Monday, December 21, 2009

Solstice

Winter solstice has been celebrated by cultures all over the world for thousands of years and is of course the main reason that Christmas is celebrated at this time of year. The main motivation was the need for light at the darkest time of the year; the need to affirm life in the presence of nature's cyclical death. The main means was to party 'til you drop; dissipation was the order of the day and the season (see: Roman saturnalia). Still is, in a way: We need to party to keep the dark at bay and to forget all the money we're spending at this time of year. At least I do.
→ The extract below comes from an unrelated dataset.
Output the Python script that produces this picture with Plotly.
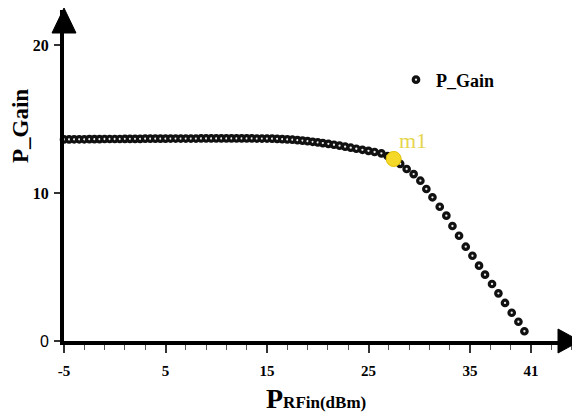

And part of the reason we party and spend money is that we want to do anything we can to forget what this time of year represents: death.

We don't like to think about that and look for reasons that death exists by first of all wishing it didn't. But it does, and my long-time friend Larry Meredith has come up with a handle on it that moved me profoundly when I read it in his Christmas letter. That handle was hard to grasp at first reading; I thought he was paraphrasing the old 'life wouldn't mean as much if it went on forever' theme. He wasn't, though. It is much more than that. Here it is:

On Sunday morning, [we] gathered to remember those who had passed into the final adventure. It was a profound moment as we lifted up those who were no more. In gratitude and sadness we touched the inevitable dis-union. We faced death as the moral equivalent of the speed of light. We celebrated life, but we all sensed that death is the insistent measure of that life, its container, the marker of the edge of our universe, the quiet auditor of our precious gift of time.

I am utterly incapable of coming up with something like that and stand in awe of those who can. I thought it needed to go beyond Larry's friends and to a few of mine, however few there may be who read these digital pages.

Happy Solstice, Merry Christmas to all of you.